Hilal

YEAR
2022

LOCATION
Oman

Towards the sky

Hilāl (هلال), the Arabic word for “crescent,” refers to the first visible crescent moon following a new moon, marking the beginning of a new month in the Islamic calendar. This celestial event holds particular significance in Islamic tradition, as religious authorities use the sighting of the crescent moon to determine the start of Ramadan.

This project consists of a series of photosensitive sheets exposed directly to the sky and surrounding elements over the sands and dunes of the Omani desert during the first 15 nights of Ramadan—the Hilāl moon phase. These long-exposure impressions, captured between sunset and sunrise, forego conventional photographic tools such as cameras and lenses, instead recording only the precise portion of sky positioned above each sheet. Unlike traditional sky photography, which seeks to maximize field of view, Hilāl embraces an empirical approach, allowing each work to emerge organically from its unique environmental conditions.

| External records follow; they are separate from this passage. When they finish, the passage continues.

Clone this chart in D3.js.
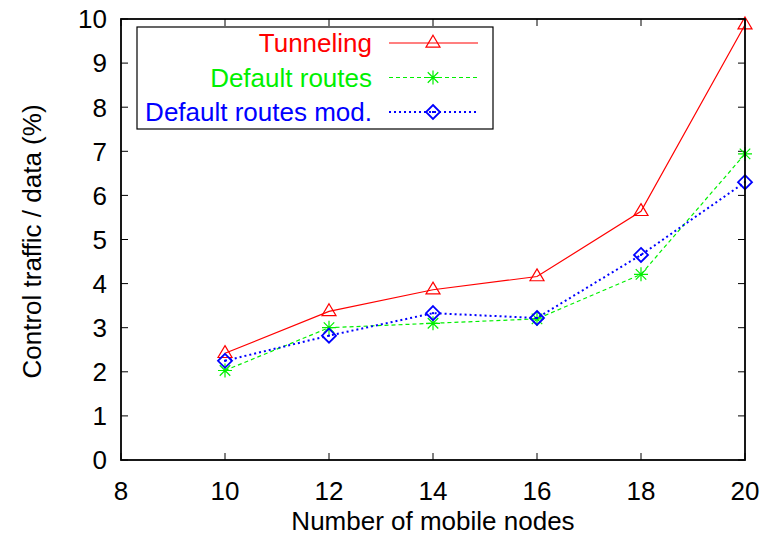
<!DOCTYPE html>
<html>
<head>
<meta charset="utf-8">
<script src="https://cdn.jsdelivr.net/npm/d3@7"></script>
<style>
  html, body { margin: 0; padding: 0; background: #fff; }
  svg { display: block; }
  text { font-family: "Liberation Sans", Arial, Helvetica, sans-serif; }
</style>
</head>
<body>
<svg id="chart" width="767" height="537"></svg>
<script>
// Number of mobile nodes in the simulation
const nodes = [10, 12, 14, 16, 18, 20];

// Control traffic relative to data traffic (%)
const tunneling = [2.42, 3.37, 3.86, 4.16, 5.64, 9.87];
const defaultRoutes = [2.03, 3.0, 3.1, 3.2, 4.21, 6.94];
const defaultRoutesMod = [2.25, 2.82, 3.33, 3.22, 4.65, 6.3];

const seriesNames = ["Tunneling", "Default routes", "Default routes mod."];

const xTicks = [8, 10, 12, 14, 16, 18, 20];
const yTicks = [0, 1, 2, 3, 4, 5, 6, 7, 8, 9, 10];

const series = [
  { name: seriesNames[0], values: tunneling, color: "#ff0000", dash: null, width: 1.2, marker: "triangle" },
  { name: seriesNames[1], values: defaultRoutes, color: "#00f000", dash: "4,3", width: 1.2, marker: "star" },
  { name: seriesNames[2], values: defaultRoutesMod, color: "#0000ff", dash: "2,3", width: 2, marker: "diamond" }
];

const svg = d3.select("#chart");
const plotLeft = 121, plotRight = 745, plotTop = 19, plotBottom = 460;

const x = d3.scaleLinear().domain([8, 20]).range([plotLeft, plotRight]);
const y = d3.scaleLinear().domain([0, 10]).range([plotBottom, plotTop]);

const fontSize = 26;
const tickLen = 7;

// inward ticks on all four sides
const axisG = svg.append("g").attr("stroke", "#000").attr("stroke-width", 1);
xTicks.forEach(t => {
  axisG.append("line").attr("x1", x(t)).attr("x2", x(t)).attr("y1", plotBottom).attr("y2", plotBottom - tickLen);
  axisG.append("line").attr("x1", x(t)).attr("x2", x(t)).attr("y1", plotTop).attr("y2", plotTop + tickLen);
});
yTicks.forEach(t => {
  axisG.append("line").attr("x1", plotLeft).attr("x2", plotLeft + tickLen).attr("y1", y(t)).attr("y2", y(t));
  axisG.append("line").attr("x1", plotRight).attr("x2", plotRight - tickLen).attr("y1", y(t)).attr("y2", y(t));
});

// tick labels
svg.append("g").selectAll("text").data(xTicks).join("text")
  .attr("x", d => x(d)).attr("y", plotBottom + 40)
  .attr("text-anchor", "middle").attr("font-size", fontSize)
  .text(d => d);
svg.append("g").selectAll("text").data(yTicks).join("text")
  .attr("x", plotLeft - 14).attr("y", d => y(d)).attr("dy", "0.36em")
  .attr("text-anchor", "end").attr("font-size", fontSize)
  .text(d => d);

// axis titles
svg.append("text").attr("x", (plotLeft + plotRight) / 2).attr("y", 530)
  .attr("text-anchor", "middle").attr("font-size", fontSize)
  .text("Number of mobile nodes");
svg.append("text")
  .attr("transform", `translate(41,${(plotTop + plotBottom) / 2 + 2}) rotate(-90)`)
  .attr("text-anchor", "middle").attr("font-size", fontSize)
  .text("Control traffic / data (%)");

// marker shapes
function drawMarker(g, type, cx, cy, color) {
  const s = 7;
  if (type === "triangle") {
    g.append("path")
      .attr("d", `M${cx},${cy - s * 1.1}L${cx + s},${cy + s * 0.6}L${cx - s},${cy + s * 0.6}Z`)
      .attr("fill", "none").attr("stroke", color).attr("stroke-width", 1.2);
  } else if (type === "diamond") {
    g.append("path")
      .attr("d", `M${cx},${cy - s}L${cx + s},${cy}L${cx},${cy + s}L${cx - s},${cy}Z`)
      .attr("fill", "none").attr("stroke", color).attr("stroke-width", 1.8);
    g.append("rect").attr("x", cx - 1).attr("y", cy - 1).attr("width", 2).attr("height", 2).attr("fill", color);
  } else if (type === "star") {
    g.append("path")
      .attr("d", `M${cx - s},${cy}L${cx + s},${cy}M${cx},${cy - s}L${cx},${cy + s}` +
                 `M${cx - s * 0.75},${cy - s * 0.75}L${cx + s * 0.75},${cy + s * 0.75}` +
                 `M${cx - s * 0.75},${cy + s * 0.75}L${cx + s * 0.75},${cy - s * 0.75}`)
      .attr("fill", "none").attr("stroke", color).attr("stroke-width", 1.2);
  }
}

// data lines and markers
const line = d3.line().x((d, i) => x(nodes[i])).y(d => y(d));
series.forEach(s => {
  const g = svg.append("g");
  g.append("path").datum(s.values).attr("d", line)
    .attr("fill", "none").attr("stroke", s.color).attr("stroke-width", s.width)
    .attr("stroke-dasharray", s.dash);
  s.values.forEach((v, i) => drawMarker(g, s.marker, x(nodes[i]), y(v), s.color));
});

// frame
svg.append("rect").attr("x", plotLeft).attr("y", plotTop)
  .attr("width", plotRight - plotLeft).attr("height", plotBottom - plotTop)
  .attr("fill", "none").attr("stroke", "#000").attr("stroke-width", 1.8);

// legend
const legend = svg.append("g");
legend.append("rect").attr("x", 137).attr("y", 27).attr("width", 356).attr("height", 102)
  .attr("fill", "#fff").attr("stroke", "#000").attr("stroke-width", 1.2);
series.forEach((s, i) => {
  const cy = 43 + i * 34.5;
  legend.append("text").attr("x", 372).attr("y", cy).attr("dy", "0.36em")
    .attr("text-anchor", "end").attr("font-size", fontSize).attr("fill", s.color)
    .text(s.name);
  legend.append("line").attr("x1", 389).attr("x2", 478).attr("y1", cy).attr("y2", cy)
    .attr("stroke", s.color).attr("stroke-width", s.width).attr("stroke-dasharray", s.dash);
  drawMarker(legend, s.marker, 433, cy, s.color);
});
</script>
</body>
</html>
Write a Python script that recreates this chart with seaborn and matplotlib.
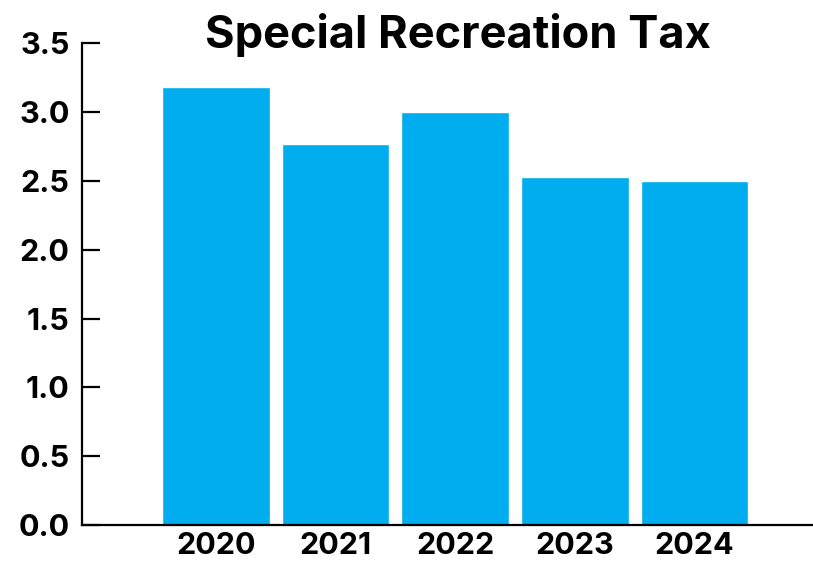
import matplotlib
matplotlib.use("Agg")
import matplotlib.pyplot as plt
import seaborn as sns
import pandas as pd

years = ["2020", "2021", "2022", "2023", "2024"]
values = [3.18, 2.77, 3.0, 2.53, 2.50]
yticks = [0.0, 0.5, 1.0, 1.5, 2.0, 2.5, 3.0, 3.5]
title = "Special Recreation Tax"

sns.set_theme(style="white")
plt.rcParams['font.family'] = ['Inter', 'DejaVu Sans']

df = pd.DataFrame({"year": years, "value": values})

fig = plt.figure(figsize=(8.13, 5.64), dpi=100)
ax = fig.add_axes([82/813, 1-525/564, 1-82/813, (525-43.3)/564])
sns.barplot(data=df, x="year", y="value", color="#00AEEF", saturation=1,
            width=0.9, ax=ax)
ax.set_xlim(-1.12, 4.99)
ax.set_ylim(0, 3.5)
ax.set_yticks(yticks)
ax.set_yticklabels([f"{t:.1f}" for t in yticks])
ax.set_xlabel("")
ax.set_ylabel("")
for s in ["top", "right"]:
    ax.spines[s].set_visible(False)
for s in ["left", "bottom"]:
    ax.spines[s].set_color("black")
    ax.spines[s].set_linewidth(1.6)
ax.tick_params(axis="y", direction="in", length=13, width=1.6, color="black",
               labelsize=22, pad=9, left=True)
ax.tick_params(axis="x", length=0, labelsize=22, pad=5)
for lab in ax.get_yticklabels() + ax.get_xticklabels():
    lab.set_fontweight("bold")
    lab.set_color("black")
fig.text(458/813, 1-48/564, title, ha="center", va="baseline",
         fontsize=32.5, fontweight="bold", color="black")
fig.savefig("out.png", dpi=100)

Exposure times ranged from one to five hours, with each sheet developed, fixed, and washed on-site before sunrise. The absence of a camera renders the results inherently unpredictable—some sheets capture a sky void of stars, while others reveal celestial movement, faint traces of clouds, or the subtle impact of passing car lights, perhaps from a Bedouin family journeying through the desert. The resulting works exist beyond singular interpretation, engaging with abstraction as a conceptual framework rather than a stylistic choice.

As with Minelli’s earlier series, Silence Shapes and Paysage, the surrounding landscape plays a defining role in shaping the final outcome. Human intervention, environmental forces, and the ephemeral qualities of the night sky converge to create an evolving, reciprocal dialogue. The shifting position of the stars, the layering of sand carried by the wind, the residual marks of chemical emulsions—all interact in the formation of an “ideal” sky, where the waxing moon traces its path across time and space.

Throughout the process, the night itself becomes an unstable medium. At times, distant artificial lights blur the depths of darkness; at others, grains of sand settle onto the photosensitive sheets, erasing any trace of the nocturnal sky. Traditional technical concerns—sharpness, exposure control, depth of field—are rendered irrelevant. This is not photography in the conventional sense; rather, it is an attempt to render celestial phenomena without relying on iconographic representation, aligning with principles found in Islamic artistic traditions. Even the artist’s fingerprints, imprinted onto the emulsified surfaces while handling the sheets, are intentional gestures—what some might perceive as errors instead serve as metaphors for humanity’s enduring desire to “reach for the sky.” These traces embody a fragile yet profound act of seeking, a visual meditation on the human impulse to grasp higher meaning through gesture and touch.

Following weeks of extensive exploration—from the mountains to the coastline and deep into the desert, from Muscat to Salalah—the first 15 nights of Ramadan were selected as the project’s temporal framework, emphasizing both the spiritual and symbolic significance of the Hilāl phase.